Pace’s bill also would mandate that businesses pay 2 percent of the incentive received as a “filing fee,” to pay the costs of administering the paperwork related to the new requirements.

Though it won’t amount to much, the new fee would help narrow the state’s budget gaps.

“If the intent is to raise taxes, then simply reduce the amount of the economic incentive,” Hollenbach said. “Don’t artificially create a new bureaucracy within the state government to manage these.”

“We, as small business, just don’t have the resources to keep adding more and more processes, reports and fees to satisfy this insatiable hunger for more bureaucracy,” he said. “This is an insane waste of funds and resources.”

Finley said the state already tracks efficiency and use of state dollars through its Office of Economic Development.
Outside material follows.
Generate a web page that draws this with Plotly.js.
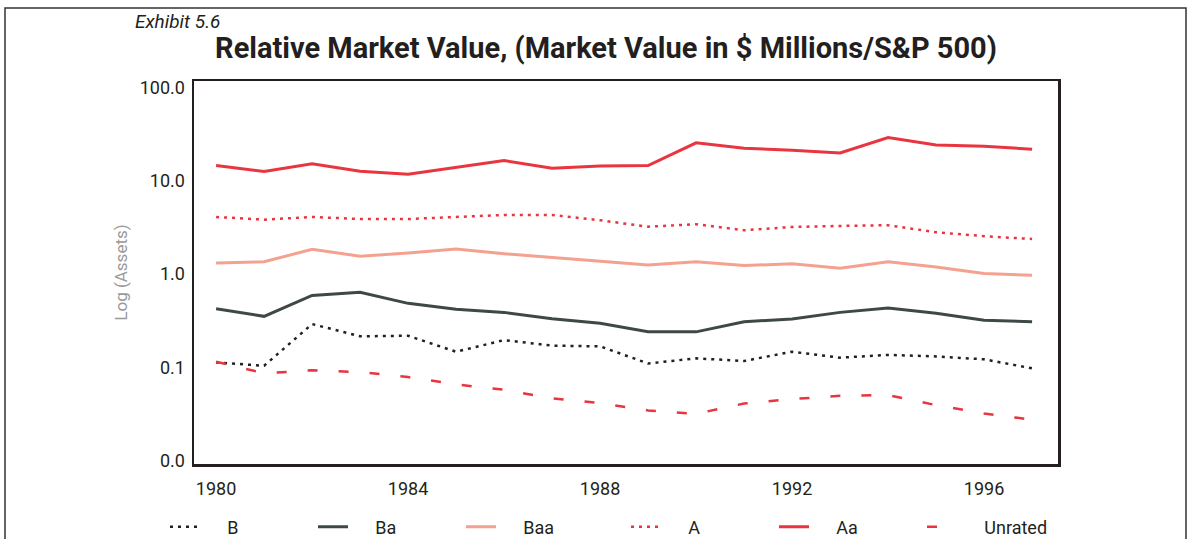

The bill, she said, is too far-reaching.

“We have a problem with the tone and the tenor of the bill,” she said. “And the information that they’re tracking. What are they going to do with it? What’s next?”

The bill requires businesses that receive tax incentives to report salary and positions of employees, as well as any health benefits given to employees. Those requirements are especially alarming to the chamber, she said.

“Are they going to decide the CEO gets paid too much?” she asked. “Or will they mandate that every business that gets tax incentives also have health benefits?”

Businesses seeking to relocate have 50 different options, she said. And some states, like neighboring New Mexico, are willing to do whatever it takes to attract business.

“But businesses are going to look at this bill, and they are going to say, ‘It’s not worth it,” she said. “What the legislature doesn’t understand is that by harming business, they are harming opportunity — opportunity to improve community, education, the things they are trying to protect.”